US-based Vinod Sujan is developing a block chain-driven search engine Aarzoo that is set to launch early next year, holding out a promise to break Google’s monopoly over a wide swathe of the internet content universe.
Aarzoo will deliver search results that are “faithful to the query and completely unfazed and incorruptible by promoted or sponsored data,” Sujan told Moneycontrol.
“Unlike Google, we will not do paid Search Engine Results Pages (SERP) placement against brand awareness generation,” Sujan, founder and CEO of Aarzoo Search, said.
SERP are the pages that search engines display in response to a keyword query. While SERP lists out the search engine’s results of the keyword, the pages almost always contain advertisements.
“Unlike Google, we will not do paid SERP placement to generate online sales for clients. Unlike Google, we will not do paid SERP placement to generate leads. Unlike Google, we will not do paid SERP placement to drive traffic for client websites,” Sujan said.
Sujan said that technologically, Aarzoo Search, which was founded in October 2013, “is essentially scaling the peer-to-peer model, used by file-sharing applications, several levels up to an unprecedented, complex internet-wide level. The Stealth technology focuses on building a robust search infrastructure that would potentially make the internet faster, more efficient, and more capable of withstanding rapidly escalating levels of global user demand”.
A common criticism about block chain, however, is that the system suffers from structural problems. The size of individual block of transactions is fixed and the network enforces an average block generation rate of every ten minutes. This characteristic may hinder the creation of a credible Google competitor in the search engine space based on block chain.
“Correct. But that's the problem only with block chain based on the Bitcoin edifice - the so-called public block chains, where just about anyone can join,” Sujan said.
He, however, said that the block chain landscape has moved into more efficient systems. “Even Etherium based on the new proof-of-work protocol does 2000 transactions every 15 seconds. There's a platform called Bitshare that does a 10,000 transactions every 10 seconds. And we have platforms now being developed by credit card companies that are as fast as credit card companies want them to be,” Sujan said.
Aarzoo’s Search Engine Project (Stealth) draws upon `Pursuit Project’ first reported in an October 30, 2013 paper of the University of Cambridge.
According to the University of Cambridge, the project seeks to create “a revolutionary new architecture aims to make the internet more “social” by eliminating the need to connect to servers and enabling all content to be shared more efficiently”.
“The prototype, which has been developed as part of an EU-funded project called “Pursuit”, is being put forward as a proof-of concept model for overhauling the existing structure of the internet’s IP layer, through which isolated networks are connected, or “internetworked”, it said.

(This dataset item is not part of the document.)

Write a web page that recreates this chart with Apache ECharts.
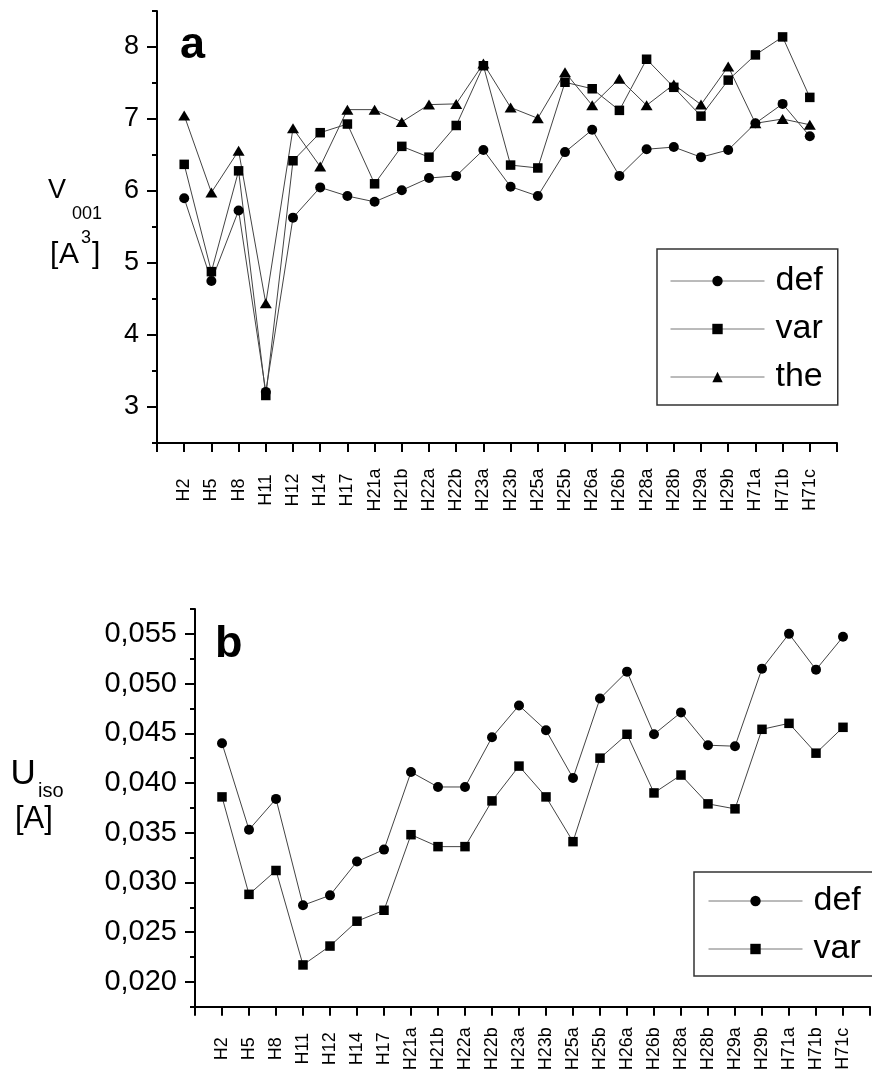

Sujan said that Aarzoo’s Stealth technology focuses on building a robust search infrastructure that would potentially make the internet faster, more efficient, and more capable of withstanding rapidly escalating levels of global user demand, he said.
The business model will be created around strong technological firewalls separating the search platform from the commercial modules that will manage subscriptions and advertising.